■ **REQUIREMENT**: Please output exactly the lines of the material from the first through the line containing "from bokeh.resources import INLINE", and nothing more.

-- Start --

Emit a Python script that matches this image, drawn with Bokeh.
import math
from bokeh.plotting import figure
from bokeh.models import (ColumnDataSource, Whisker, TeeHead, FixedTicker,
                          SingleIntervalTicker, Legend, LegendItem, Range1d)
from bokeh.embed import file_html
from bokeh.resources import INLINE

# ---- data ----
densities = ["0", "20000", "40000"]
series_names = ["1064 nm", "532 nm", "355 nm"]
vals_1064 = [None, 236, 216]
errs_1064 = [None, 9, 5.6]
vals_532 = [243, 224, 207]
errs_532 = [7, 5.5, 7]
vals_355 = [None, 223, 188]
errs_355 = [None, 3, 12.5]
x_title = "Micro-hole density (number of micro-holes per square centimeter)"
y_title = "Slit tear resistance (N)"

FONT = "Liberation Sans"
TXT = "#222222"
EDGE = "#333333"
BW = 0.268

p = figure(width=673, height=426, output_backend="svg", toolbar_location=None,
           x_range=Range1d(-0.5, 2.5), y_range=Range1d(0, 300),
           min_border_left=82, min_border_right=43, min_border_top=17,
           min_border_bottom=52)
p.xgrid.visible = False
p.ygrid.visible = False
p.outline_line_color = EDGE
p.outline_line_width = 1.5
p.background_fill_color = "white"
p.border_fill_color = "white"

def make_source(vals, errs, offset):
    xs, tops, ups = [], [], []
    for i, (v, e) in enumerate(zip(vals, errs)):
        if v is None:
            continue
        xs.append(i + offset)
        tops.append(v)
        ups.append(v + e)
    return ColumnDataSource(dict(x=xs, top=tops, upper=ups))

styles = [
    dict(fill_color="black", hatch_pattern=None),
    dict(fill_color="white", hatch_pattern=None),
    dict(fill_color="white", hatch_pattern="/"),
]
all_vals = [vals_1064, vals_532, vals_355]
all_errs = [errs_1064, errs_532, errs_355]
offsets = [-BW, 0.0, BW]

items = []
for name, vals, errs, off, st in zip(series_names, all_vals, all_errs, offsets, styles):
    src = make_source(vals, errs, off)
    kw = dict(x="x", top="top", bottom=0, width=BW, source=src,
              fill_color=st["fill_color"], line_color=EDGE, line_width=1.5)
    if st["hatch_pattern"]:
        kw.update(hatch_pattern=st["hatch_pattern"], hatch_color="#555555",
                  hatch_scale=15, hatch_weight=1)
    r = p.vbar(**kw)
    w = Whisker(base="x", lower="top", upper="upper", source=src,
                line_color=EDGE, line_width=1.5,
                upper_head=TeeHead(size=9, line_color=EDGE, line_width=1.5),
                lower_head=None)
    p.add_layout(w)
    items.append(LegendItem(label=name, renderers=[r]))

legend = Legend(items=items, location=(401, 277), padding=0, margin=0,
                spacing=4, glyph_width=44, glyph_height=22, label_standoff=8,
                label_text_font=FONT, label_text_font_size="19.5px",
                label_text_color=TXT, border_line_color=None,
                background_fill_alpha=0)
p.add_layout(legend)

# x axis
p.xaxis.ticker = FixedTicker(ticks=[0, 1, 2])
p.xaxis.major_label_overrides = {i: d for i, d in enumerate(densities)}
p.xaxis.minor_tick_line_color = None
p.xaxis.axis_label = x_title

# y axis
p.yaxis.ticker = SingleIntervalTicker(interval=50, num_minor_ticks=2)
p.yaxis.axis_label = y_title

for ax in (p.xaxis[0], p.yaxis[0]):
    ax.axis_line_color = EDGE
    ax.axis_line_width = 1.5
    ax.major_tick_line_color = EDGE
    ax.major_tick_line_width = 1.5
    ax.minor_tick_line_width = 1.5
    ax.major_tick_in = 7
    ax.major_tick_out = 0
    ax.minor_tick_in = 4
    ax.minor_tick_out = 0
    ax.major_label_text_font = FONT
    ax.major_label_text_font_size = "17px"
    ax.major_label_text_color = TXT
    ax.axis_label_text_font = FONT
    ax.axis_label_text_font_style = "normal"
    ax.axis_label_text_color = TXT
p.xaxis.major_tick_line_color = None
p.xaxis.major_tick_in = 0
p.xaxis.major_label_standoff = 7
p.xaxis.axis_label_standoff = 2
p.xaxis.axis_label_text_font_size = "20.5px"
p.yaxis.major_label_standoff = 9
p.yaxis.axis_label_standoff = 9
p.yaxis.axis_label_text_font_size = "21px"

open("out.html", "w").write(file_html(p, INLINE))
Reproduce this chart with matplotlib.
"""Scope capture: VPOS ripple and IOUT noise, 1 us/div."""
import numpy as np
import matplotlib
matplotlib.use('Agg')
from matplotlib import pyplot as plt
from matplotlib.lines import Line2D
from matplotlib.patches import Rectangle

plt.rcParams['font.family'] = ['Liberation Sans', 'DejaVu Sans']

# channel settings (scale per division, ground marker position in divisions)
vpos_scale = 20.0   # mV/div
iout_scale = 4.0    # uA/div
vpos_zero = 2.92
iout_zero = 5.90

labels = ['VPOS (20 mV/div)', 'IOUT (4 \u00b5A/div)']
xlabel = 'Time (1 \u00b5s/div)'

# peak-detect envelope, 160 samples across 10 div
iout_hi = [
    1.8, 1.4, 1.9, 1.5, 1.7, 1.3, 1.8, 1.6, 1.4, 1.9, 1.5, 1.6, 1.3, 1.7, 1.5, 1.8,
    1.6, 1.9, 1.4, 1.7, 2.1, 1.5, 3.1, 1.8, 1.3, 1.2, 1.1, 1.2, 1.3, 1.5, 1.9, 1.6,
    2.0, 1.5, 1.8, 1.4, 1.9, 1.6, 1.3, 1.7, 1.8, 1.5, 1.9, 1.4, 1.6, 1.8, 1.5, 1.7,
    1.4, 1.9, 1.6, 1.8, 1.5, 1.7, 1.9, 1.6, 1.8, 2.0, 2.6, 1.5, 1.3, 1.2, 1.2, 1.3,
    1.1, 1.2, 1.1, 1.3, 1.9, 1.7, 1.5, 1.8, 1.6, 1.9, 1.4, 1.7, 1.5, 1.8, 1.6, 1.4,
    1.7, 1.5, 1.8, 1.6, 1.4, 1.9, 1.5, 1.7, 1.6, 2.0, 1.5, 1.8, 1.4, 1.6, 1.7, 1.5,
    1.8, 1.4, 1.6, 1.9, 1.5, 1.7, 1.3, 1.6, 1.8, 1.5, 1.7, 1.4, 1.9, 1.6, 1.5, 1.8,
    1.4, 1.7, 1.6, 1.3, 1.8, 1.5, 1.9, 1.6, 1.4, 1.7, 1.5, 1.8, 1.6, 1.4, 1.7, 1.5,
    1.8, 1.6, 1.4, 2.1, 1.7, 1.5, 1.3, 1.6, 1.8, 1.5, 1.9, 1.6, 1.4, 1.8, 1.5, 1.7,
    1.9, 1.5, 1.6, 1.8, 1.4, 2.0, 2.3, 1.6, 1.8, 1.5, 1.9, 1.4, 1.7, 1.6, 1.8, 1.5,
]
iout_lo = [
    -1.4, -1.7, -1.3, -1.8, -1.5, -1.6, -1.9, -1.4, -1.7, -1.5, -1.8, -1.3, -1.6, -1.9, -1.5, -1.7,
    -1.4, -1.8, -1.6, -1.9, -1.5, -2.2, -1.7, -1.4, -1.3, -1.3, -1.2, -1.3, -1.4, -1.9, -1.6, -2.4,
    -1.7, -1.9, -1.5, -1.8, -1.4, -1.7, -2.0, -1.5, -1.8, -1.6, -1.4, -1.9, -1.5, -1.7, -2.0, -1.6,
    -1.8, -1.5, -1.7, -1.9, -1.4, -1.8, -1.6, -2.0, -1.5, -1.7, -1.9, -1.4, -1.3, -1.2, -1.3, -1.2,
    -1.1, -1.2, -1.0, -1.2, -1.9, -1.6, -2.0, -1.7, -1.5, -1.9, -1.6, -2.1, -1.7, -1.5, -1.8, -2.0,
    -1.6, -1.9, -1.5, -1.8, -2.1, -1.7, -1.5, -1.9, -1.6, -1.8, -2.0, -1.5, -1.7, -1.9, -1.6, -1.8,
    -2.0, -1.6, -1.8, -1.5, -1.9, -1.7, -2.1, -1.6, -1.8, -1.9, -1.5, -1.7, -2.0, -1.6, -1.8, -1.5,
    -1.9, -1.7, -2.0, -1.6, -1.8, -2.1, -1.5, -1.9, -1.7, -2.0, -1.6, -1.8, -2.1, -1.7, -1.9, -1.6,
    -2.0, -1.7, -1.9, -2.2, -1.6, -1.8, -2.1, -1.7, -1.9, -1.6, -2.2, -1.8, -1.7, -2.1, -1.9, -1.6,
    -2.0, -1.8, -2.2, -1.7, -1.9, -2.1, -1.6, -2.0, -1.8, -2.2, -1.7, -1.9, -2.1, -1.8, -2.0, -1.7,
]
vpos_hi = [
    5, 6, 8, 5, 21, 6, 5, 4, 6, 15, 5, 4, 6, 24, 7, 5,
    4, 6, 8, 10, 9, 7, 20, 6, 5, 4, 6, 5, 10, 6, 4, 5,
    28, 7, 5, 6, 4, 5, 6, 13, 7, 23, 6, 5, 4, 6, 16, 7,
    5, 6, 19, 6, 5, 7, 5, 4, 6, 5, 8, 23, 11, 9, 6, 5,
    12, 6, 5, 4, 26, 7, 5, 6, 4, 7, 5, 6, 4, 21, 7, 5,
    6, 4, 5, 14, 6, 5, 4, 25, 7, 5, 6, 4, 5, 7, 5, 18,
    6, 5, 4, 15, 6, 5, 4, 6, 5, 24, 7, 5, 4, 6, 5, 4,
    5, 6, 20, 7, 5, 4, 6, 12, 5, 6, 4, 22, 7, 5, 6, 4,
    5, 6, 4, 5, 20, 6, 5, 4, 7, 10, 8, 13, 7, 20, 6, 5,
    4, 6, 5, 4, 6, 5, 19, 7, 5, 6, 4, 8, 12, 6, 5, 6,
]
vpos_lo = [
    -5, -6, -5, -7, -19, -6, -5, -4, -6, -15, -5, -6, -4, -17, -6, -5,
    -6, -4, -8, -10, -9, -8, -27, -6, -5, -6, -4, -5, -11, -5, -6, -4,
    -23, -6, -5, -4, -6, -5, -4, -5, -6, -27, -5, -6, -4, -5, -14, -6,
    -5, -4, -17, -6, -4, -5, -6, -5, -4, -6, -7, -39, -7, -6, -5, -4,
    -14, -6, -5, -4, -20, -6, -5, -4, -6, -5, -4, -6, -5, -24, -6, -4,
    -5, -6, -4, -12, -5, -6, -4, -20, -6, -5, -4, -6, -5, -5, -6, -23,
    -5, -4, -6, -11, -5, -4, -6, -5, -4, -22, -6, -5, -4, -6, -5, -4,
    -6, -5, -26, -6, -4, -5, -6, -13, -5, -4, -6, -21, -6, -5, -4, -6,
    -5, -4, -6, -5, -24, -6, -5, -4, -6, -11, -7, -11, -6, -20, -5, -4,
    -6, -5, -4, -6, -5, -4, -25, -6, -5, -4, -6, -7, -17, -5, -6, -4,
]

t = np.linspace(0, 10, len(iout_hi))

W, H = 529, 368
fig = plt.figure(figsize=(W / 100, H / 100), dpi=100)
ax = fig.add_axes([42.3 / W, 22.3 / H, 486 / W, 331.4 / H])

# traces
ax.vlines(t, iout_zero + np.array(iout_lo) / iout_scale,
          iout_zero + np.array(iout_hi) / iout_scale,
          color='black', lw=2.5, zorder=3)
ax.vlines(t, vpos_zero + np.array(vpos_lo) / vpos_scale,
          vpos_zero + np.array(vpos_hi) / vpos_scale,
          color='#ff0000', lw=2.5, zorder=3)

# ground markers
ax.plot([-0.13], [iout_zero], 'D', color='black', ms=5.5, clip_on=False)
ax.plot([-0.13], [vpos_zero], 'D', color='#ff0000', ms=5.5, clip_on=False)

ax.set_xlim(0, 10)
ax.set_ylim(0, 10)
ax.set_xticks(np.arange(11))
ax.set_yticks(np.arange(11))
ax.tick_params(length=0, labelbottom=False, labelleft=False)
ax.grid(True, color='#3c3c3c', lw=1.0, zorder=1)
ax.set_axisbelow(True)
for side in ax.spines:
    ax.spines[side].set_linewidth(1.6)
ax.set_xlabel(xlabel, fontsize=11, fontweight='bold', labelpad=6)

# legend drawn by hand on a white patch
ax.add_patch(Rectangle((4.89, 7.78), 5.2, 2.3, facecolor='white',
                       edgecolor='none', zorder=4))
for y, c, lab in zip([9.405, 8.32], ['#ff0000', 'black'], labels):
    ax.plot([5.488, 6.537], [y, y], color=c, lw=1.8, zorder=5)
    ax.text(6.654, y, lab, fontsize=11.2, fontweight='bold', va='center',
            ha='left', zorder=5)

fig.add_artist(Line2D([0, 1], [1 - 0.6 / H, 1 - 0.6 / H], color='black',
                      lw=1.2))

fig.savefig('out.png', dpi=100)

-- End --

■ **EXERCISE OUTPUT**:
Emit a Python script that matches this image, drawn with Bokeh.
import math
from bokeh.plotting import figure
from bokeh.models import (ColumnDataSource, Whisker, TeeHead, FixedTicker,
                          SingleIntervalTicker, Legend, LegendItem, Range1d)
from bokeh.embed import file_html
from bokeh.resources import INLINE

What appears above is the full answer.